▶ What you have to do
Write out each line from the data below that includes the word "this".
** BEGIN Source data **
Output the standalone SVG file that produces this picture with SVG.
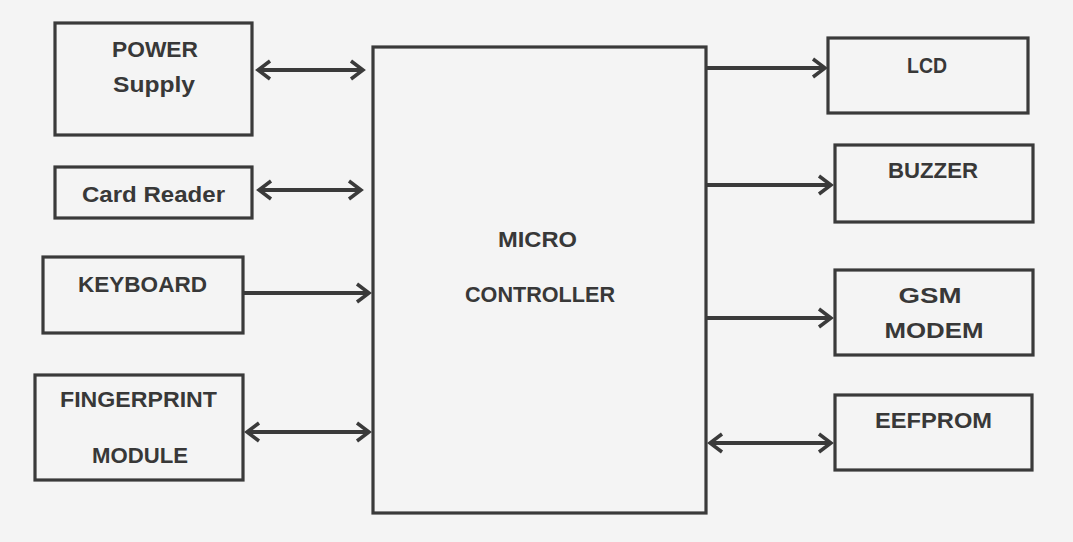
** END Source data **
** BEGIN Source data **
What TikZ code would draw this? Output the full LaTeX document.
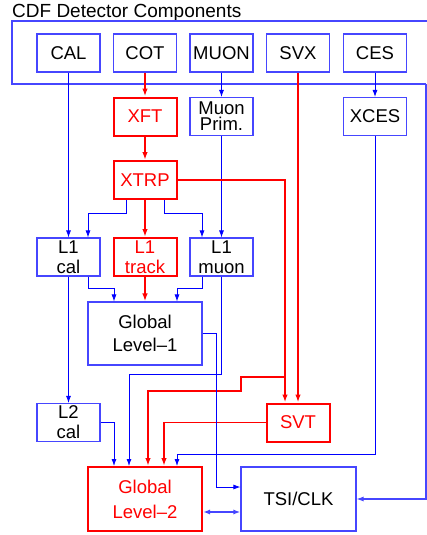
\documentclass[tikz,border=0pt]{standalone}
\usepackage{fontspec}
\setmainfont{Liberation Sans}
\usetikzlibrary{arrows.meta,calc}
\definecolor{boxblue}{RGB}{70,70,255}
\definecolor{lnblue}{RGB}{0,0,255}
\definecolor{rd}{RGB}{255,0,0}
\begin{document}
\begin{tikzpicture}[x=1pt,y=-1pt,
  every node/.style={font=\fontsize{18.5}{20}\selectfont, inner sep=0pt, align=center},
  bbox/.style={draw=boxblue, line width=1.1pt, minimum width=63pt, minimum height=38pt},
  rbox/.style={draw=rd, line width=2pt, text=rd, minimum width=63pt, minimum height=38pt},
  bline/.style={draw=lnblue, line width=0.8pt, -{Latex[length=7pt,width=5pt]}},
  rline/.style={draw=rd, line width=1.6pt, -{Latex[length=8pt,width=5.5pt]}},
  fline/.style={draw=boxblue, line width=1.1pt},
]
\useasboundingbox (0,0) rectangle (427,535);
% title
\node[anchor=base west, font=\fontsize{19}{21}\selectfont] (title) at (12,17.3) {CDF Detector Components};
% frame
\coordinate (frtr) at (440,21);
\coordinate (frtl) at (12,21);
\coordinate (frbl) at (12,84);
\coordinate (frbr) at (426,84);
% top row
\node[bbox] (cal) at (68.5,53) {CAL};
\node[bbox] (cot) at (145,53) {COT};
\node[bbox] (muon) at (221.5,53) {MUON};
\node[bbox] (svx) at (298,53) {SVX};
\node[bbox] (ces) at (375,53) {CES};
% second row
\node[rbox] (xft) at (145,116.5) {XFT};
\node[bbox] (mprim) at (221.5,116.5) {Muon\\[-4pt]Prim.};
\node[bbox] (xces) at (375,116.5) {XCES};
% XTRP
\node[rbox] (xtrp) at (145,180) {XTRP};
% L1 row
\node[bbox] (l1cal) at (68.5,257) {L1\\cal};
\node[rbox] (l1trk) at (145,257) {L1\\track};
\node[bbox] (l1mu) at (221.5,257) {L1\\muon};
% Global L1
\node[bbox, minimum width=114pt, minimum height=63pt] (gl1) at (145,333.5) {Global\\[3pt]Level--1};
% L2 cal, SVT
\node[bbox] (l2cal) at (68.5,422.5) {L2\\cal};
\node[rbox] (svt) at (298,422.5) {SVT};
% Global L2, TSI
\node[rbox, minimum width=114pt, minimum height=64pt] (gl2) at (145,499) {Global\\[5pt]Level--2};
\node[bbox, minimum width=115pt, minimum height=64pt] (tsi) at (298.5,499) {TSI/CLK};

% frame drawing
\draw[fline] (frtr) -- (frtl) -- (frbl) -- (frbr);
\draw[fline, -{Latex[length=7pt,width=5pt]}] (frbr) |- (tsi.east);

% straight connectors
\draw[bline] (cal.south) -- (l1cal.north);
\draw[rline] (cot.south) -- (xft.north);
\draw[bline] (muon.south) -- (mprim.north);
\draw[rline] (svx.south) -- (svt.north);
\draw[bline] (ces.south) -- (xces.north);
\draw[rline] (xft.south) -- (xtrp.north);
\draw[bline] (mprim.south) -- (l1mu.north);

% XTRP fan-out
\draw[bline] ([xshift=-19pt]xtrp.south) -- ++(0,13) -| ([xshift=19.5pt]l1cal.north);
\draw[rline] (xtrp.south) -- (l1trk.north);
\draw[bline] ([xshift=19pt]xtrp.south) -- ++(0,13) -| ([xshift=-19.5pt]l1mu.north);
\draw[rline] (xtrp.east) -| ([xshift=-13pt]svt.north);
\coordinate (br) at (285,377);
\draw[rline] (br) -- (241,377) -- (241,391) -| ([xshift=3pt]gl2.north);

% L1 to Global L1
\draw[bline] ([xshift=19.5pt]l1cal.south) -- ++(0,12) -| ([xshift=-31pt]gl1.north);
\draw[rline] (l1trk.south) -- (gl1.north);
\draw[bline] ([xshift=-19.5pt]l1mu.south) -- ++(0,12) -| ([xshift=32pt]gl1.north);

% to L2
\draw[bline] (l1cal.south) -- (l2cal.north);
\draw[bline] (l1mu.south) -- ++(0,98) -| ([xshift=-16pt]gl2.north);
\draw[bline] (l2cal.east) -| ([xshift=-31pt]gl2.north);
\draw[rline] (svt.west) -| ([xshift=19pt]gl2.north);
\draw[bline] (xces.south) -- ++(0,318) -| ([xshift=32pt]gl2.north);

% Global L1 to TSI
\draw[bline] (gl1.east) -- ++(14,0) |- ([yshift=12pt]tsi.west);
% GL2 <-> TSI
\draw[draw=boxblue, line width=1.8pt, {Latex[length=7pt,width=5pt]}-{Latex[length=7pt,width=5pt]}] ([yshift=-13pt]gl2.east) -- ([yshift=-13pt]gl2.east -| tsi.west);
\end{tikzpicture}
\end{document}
** END Source data **
▶ Task result
Output the standalone SVG file that produces this picture with SVG.
What TikZ code would draw this? Output the full LaTeX document.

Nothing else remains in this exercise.